• _Problem_:
For this exercise, repeat all of the material verbatim apart from its images.

• _Collected material_:

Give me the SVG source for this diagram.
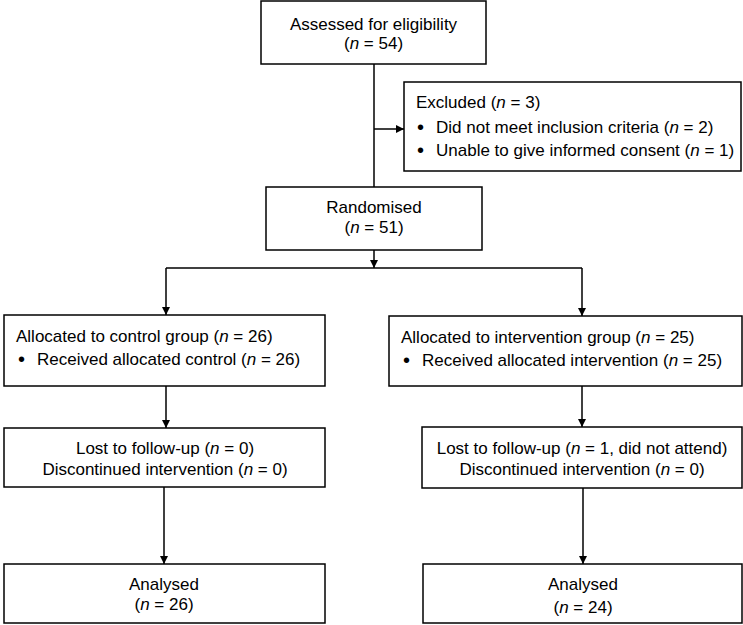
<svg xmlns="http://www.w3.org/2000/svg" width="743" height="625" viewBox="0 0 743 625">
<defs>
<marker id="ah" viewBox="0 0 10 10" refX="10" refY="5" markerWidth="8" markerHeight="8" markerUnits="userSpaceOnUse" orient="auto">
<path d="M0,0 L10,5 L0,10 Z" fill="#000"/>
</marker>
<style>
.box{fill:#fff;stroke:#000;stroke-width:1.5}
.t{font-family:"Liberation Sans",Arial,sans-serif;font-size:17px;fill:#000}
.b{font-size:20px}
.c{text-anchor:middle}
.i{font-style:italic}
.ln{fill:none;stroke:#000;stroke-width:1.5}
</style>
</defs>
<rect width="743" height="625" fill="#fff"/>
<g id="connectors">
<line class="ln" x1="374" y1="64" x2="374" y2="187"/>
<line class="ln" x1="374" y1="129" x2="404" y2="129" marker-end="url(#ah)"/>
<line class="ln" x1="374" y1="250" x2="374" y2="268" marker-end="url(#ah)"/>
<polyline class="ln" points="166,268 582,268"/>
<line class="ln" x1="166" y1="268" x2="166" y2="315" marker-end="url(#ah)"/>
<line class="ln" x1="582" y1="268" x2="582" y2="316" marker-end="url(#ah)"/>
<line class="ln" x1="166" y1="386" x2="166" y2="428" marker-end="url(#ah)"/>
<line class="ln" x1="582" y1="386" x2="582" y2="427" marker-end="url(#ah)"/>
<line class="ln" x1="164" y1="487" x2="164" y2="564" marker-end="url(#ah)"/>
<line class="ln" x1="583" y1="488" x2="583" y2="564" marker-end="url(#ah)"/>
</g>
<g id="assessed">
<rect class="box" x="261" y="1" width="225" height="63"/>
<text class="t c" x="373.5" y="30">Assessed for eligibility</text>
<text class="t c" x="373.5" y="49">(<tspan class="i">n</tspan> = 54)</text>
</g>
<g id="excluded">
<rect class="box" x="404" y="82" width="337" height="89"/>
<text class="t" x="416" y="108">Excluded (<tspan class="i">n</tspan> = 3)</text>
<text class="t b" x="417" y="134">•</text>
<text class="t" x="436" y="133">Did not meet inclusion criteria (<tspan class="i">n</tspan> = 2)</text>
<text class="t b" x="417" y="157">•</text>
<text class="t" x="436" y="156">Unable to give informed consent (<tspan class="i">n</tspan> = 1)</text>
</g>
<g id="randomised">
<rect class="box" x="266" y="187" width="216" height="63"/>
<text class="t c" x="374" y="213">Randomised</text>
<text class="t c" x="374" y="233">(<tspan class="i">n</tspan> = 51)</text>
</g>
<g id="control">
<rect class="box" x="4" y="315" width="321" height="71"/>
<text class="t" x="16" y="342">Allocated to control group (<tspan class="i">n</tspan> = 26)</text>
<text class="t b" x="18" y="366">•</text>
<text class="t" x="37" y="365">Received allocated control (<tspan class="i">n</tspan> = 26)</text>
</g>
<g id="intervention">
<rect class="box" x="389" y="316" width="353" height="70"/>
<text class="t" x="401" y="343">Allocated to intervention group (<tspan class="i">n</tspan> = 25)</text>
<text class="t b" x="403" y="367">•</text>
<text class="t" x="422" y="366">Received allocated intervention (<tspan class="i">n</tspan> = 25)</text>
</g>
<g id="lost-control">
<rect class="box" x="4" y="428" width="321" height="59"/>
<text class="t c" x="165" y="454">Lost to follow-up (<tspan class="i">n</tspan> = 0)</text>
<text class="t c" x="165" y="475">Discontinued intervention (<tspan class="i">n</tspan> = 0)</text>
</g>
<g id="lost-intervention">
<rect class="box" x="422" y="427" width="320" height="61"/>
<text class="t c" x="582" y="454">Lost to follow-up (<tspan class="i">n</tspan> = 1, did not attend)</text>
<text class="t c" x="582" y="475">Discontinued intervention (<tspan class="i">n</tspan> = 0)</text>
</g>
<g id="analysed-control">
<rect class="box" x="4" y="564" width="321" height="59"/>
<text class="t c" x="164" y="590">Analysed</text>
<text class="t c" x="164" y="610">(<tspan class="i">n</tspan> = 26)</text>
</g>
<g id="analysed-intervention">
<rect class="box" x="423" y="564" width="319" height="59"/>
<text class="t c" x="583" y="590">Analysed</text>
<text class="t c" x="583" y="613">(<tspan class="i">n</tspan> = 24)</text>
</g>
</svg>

• _Result of the exercise_:
Give me the SVG source for this diagram.
<svg xmlns="http://www.w3.org/2000/svg" width="743" height="625" viewBox="0 0 743 625">
<defs>
<marker id="ah" viewBox="0 0 10 10" refX="10" refY="5" markerWidth="8" markerHeight="8" markerUnits="userSpaceOnUse" orient="auto">
<path d="M0,0 L10,5 L0,10 Z" fill="#000"/>
</marker>
<style>
.box{fill:#fff;stroke:#000;stroke-width:1.5}
.t{font-family:"Liberation Sans",Arial,sans-serif;font-size:17px;fill:#000}
.b{font-size:20px}
.c{text-anchor:middle}
.i{font-style:italic}
.ln{fill:none;stroke:#000;stroke-width:1.5}
</style>
</defs>
<rect width="743" height="625" fill="#fff"/>
<g id="connectors">
<line class="ln" x1="374" y1="64" x2="374" y2="187"/>
<line class="ln" x1="374" y1="129" x2="404" y2="129" marker-end="url(#ah)"/>
<line class="ln" x1="374" y1="250" x2="374" y2="268" marker-end="url(#ah)"/>
<polyline class="ln" points="166,268 582,268"/>
<line class="ln" x1="166" y1="268" x2="166" y2="315" marker-end="url(#ah)"/>
<line class="ln" x1="582" y1="268" x2="582" y2="316" marker-end="url(#ah)"/>
<line class="ln" x1="166" y1="386" x2="166" y2="428" marker-end="url(#ah)"/>
<line class="ln" x1="582" y1="386" x2="582" y2="427" marker-end="url(#ah)"/>
<line class="ln" x1="164" y1="487" x2="164" y2="564" marker-end="url(#ah)"/>
<line class="ln" x1="583" y1="488" x2="583" y2="564" marker-end="url(#ah)"/>
</g>
<g id="assessed">
<rect class="box" x="261" y="1" width="225" height="63"/>
<text class="t c" x="373.5" y="30">Assessed for eligibility</text>
<text class="t c" x="373.5" y="49">(<tspan class="i">n</tspan> = 54)</text>
</g>
<g id="excluded">
<rect class="box" x="404" y="82" width="337" height="89"/>
<text class="t" x="416" y="108">Excluded (<tspan class="i">n</tspan> = 3)</text>
<text class="t b" x="417" y="134">•</text>
<text class="t" x="436" y="133">Did not meet inclusion criteria (<tspan class="i">n</tspan> = 2)</text>
<text class="t b" x="417" y="157">•</text>
<text class="t" x="436" y="156">Unable to give informed consent (<tspan class="i">n</tspan> = 1)</text>
</g>
<g id="randomised">
<rect class="box" x="266" y="187" width="216" height="63"/>
<text class="t c" x="374" y="213">Randomised</text>
<text class="t c" x="374" y="233">(<tspan class="i">n</tspan> = 51)</text>
</g>
<g id="control">
<rect class="box" x="4" y="315" width="321" height="71"/>
<text class="t" x="16" y="342">Allocated to control group (<tspan class="i">n</tspan> = 26)</text>
<text class="t b" x="18" y="366">•</text>
<text class="t" x="37" y="365">Received allocated control (<tspan class="i">n</tspan> = 26)</text>
</g>
<g id="intervention">
<rect class="box" x="389" y="316" width="353" height="70"/>
<text class="t" x="401" y="343">Allocated to intervention group (<tspan class="i">n</tspan> = 25)</text>
<text class="t b" x="403" y="367">•</text>
<text class="t" x="422" y="366">Received allocated intervention (<tspan class="i">n</tspan> = 25)</text>
</g>
<g id="lost-control">
<rect class="box" x="4" y="428" width="321" height="59"/>
<text class="t c" x="165" y="454">Lost to follow-up (<tspan class="i">n</tspan> = 0)</text>
<text class="t c" x="165" y="475">Discontinued intervention (<tspan class="i">n</tspan> = 0)</text>
</g>
<g id="lost-intervention">
<rect class="box" x="422" y="427" width="320" height="61"/>
<text class="t c" x="582" y="454">Lost to follow-up (<tspan class="i">n</tspan> = 1, did not attend)</text>
<text class="t c" x="582" y="475">Discontinued intervention (<tspan class="i">n</tspan> = 0)</text>
</g>
<g id="analysed-control">
<rect class="box" x="4" y="564" width="321" height="59"/>
<text class="t c" x="164" y="590">Analysed</text>
<text class="t c" x="164" y="610">(<tspan class="i">n</tspan> = 26)</text>
</g>
<g id="analysed-intervention">
<rect class="box" x="423" y="564" width="319" height="59"/>
<text class="t c" x="583" y="590">Analysed</text>
<text class="t c" x="583" y="613">(<tspan class="i">n</tspan> = 24)</text>
</g>
</svg>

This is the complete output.